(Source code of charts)

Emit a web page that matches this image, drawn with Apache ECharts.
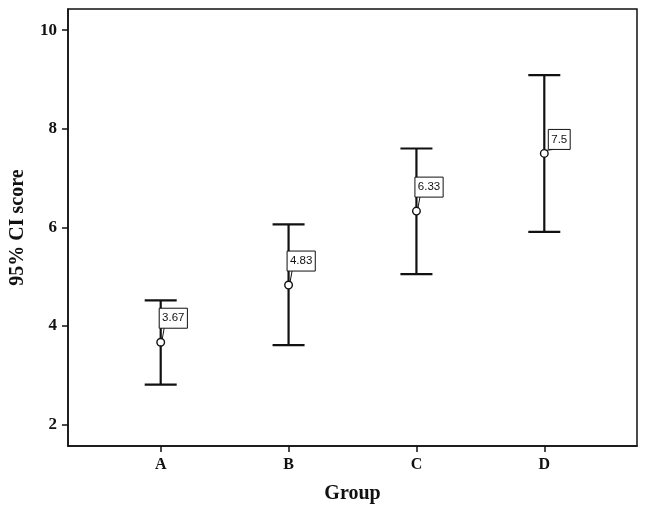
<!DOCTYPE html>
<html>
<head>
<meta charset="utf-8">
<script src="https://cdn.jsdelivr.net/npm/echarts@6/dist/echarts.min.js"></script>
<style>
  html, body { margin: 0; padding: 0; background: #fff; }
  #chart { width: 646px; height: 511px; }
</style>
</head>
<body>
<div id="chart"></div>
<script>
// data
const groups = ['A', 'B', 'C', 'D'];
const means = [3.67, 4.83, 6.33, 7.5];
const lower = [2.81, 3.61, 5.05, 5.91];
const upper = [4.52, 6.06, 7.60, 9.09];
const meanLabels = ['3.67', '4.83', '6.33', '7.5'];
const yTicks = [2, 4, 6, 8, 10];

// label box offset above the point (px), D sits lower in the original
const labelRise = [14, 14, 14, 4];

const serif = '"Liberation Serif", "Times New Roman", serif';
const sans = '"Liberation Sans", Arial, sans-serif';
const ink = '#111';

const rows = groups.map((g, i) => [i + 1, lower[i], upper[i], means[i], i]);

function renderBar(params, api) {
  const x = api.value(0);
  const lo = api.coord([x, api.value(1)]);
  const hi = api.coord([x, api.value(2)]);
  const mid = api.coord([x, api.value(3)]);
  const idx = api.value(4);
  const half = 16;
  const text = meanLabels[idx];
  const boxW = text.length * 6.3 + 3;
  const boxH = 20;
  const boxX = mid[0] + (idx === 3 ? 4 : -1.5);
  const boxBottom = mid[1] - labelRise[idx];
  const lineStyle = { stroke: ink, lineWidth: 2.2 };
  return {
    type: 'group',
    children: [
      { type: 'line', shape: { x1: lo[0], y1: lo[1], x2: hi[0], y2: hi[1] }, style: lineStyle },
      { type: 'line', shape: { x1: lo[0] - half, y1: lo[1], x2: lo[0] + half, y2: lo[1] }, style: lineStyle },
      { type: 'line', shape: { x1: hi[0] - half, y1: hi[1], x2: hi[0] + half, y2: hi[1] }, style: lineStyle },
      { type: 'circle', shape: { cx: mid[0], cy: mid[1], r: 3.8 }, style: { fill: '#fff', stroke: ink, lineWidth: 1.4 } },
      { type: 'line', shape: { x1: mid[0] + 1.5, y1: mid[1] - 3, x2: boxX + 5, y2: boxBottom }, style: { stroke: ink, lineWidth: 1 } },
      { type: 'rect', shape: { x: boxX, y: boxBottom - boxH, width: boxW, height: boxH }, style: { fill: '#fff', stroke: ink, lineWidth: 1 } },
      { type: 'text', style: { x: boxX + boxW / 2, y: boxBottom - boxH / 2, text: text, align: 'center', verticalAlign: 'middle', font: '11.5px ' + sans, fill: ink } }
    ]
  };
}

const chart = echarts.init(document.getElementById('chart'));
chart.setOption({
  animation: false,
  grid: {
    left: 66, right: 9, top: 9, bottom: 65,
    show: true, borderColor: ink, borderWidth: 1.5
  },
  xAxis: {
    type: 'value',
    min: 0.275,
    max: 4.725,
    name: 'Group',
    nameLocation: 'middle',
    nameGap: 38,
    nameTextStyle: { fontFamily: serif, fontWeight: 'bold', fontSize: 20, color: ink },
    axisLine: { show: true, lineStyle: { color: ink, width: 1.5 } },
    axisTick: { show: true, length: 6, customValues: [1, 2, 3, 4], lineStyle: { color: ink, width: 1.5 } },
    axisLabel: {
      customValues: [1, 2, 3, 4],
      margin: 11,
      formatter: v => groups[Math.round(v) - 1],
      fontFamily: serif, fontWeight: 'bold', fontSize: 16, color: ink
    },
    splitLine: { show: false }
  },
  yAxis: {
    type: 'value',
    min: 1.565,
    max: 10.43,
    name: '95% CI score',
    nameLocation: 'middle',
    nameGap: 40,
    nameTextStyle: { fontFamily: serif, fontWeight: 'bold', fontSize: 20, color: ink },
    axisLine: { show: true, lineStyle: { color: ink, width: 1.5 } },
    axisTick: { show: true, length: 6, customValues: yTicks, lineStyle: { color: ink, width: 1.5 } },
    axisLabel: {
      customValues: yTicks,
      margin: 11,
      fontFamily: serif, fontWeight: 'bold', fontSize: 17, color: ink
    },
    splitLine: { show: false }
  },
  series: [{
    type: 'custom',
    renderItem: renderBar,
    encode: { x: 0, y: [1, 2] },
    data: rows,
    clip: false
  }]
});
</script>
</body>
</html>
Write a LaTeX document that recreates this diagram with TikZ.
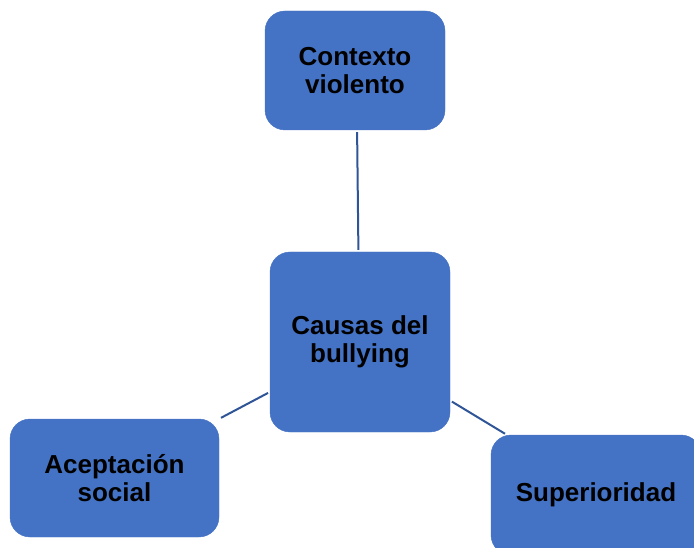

**STATED TASK**
Set down the lines of the records above exactly, apart from the pictures.

**SOLUTION**
Emit a web page that matches this image, drawn with Apache ECharts.
<!DOCTYPE html>
<html>
<head>
<meta charset="utf-8">
<script src="https://cdn.jsdelivr.net/npm/echarts@6/dist/echarts.min.js"></script>
<style>
  html, body { margin: 0; padding: 0; background: #fff; }
  #chart { width: 646px; height: 511px; }
</style>
</head>
<body>
<div id="chart"></div>
<script>
// data
const groups = ['A', 'B', 'C', 'D'];
const means = [3.67, 4.83, 6.33, 7.5];
const lower = [2.81, 3.61, 5.05, 5.91];
const upper = [4.52, 6.06, 7.60, 9.09];
const meanLabels = ['3.67', '4.83', '6.33', '7.5'];
const yTicks = [2, 4, 6, 8, 10];

// label box offset above the point (px), D sits lower in the original
const labelRise = [14, 14, 14, 4];

const serif = '"Liberation Serif", "Times New Roman", serif';
const sans = '"Liberation Sans", Arial, sans-serif';
const ink = '#111';

const rows = groups.map((g, i) => [i + 1, lower[i], upper[i], means[i], i]);

function renderBar(params, api) {
  const x = api.value(0);
  const lo = api.coord([x, api.value(1)]);
  const hi = api.coord([x, api.value(2)]);
  const mid = api.coord([x, api.value(3)]);
  const idx = api.value(4);
  const half = 16;
  const text = meanLabels[idx];
  const boxW = text.length * 6.3 + 3;
  const boxH = 20;
  const boxX = mid[0] + (idx === 3 ? 4 : -1.5);
  const boxBottom = mid[1] - labelRise[idx];
  const lineStyle = { stroke: ink, lineWidth: 2.2 };
  return {
    type: 'group',
    children: [
      { type: 'line', shape: { x1: lo[0], y1: lo[1], x2: hi[0], y2: hi[1] }, style: lineStyle },
      { type: 'line', shape: { x1: lo[0] - half, y1: lo[1], x2: lo[0] + half, y2: lo[1] }, style: lineStyle },
      { type: 'line', shape: { x1: hi[0] - half, y1: hi[1], x2: hi[0] + half, y2: hi[1] }, style: lineStyle },
      { type: 'circle', shape: { cx: mid[0], cy: mid[1], r: 3.8 }, style: { fill: '#fff', stroke: ink, lineWidth: 1.4 } },
      { type: 'line', shape: { x1: mid[0] + 1.5, y1: mid[1] - 3, x2: boxX + 5, y2: boxBottom }, style: { stroke: ink, lineWidth: 1 } },
      { type: 'rect', shape: { x: boxX, y: boxBottom - boxH, width: boxW, height: boxH }, style: { fill: '#fff', stroke: ink, lineWidth: 1 } },
      { type: 'text', style: { x: boxX + boxW / 2, y: boxBottom - boxH / 2, text: text, align: 'center', verticalAlign: 'middle', font: '11.5px ' + sans, fill: ink } }
    ]
  };
}

const chart = echarts.init(document.getElementById('chart'));
chart.setOption({
  animation: false,
  grid: {
    left: 66, right: 9, top: 9, bottom: 65,
    show: true, borderColor: ink, borderWidth: 1.5
  },
  xAxis: {
    type: 'value',
    min: 0.275,
    max: 4.725,
    name: 'Group',
    nameLocation: 'middle',
    nameGap: 38,
    nameTextStyle: { fontFamily: serif, fontWeight: 'bold', fontSize: 20, color: ink },
    axisLine: { show: true, lineStyle: { color: ink, width: 1.5 } },
    axisTick: { show: true, length: 6, customValues: [1, 2, 3, 4], lineStyle: { color: ink, width: 1.5 } },
    axisLabel: {
      customValues: [1, 2, 3, 4],
      margin: 11,
      formatter: v => groups[Math.round(v) - 1],
      fontFamily: serif, fontWeight: 'bold', fontSize: 16, color: ink
    },
    splitLine: { show: false }
  },
  yAxis: {
    type: 'value',
    min: 1.565,
    max: 10.43,
    name: '95% CI score',
    nameLocation: 'middle',
    nameGap: 40,
    nameTextStyle: { fontFamily: serif, fontWeight: 'bold', fontSize: 20, color: ink },
    axisLine: { show: true, lineStyle: { color: ink, width: 1.5 } },
    axisTick: { show: true, length: 6, customValues: yTicks, lineStyle: { color: ink, width: 1.5 } },
    axisLabel: {
      customValues: yTicks,
      margin: 11,
      fontFamily: serif, fontWeight: 'bold', fontSize: 17, color: ink
    },
    splitLine: { show: false }
  },
  series: [{
    type: 'custom',
    renderItem: renderBar,
    encode: { x: 0, y: [1, 2] },
    data: rows,
    clip: false
  }]
});
</script>
</body>
</html>
Write a LaTeX document that recreates this diagram with TikZ.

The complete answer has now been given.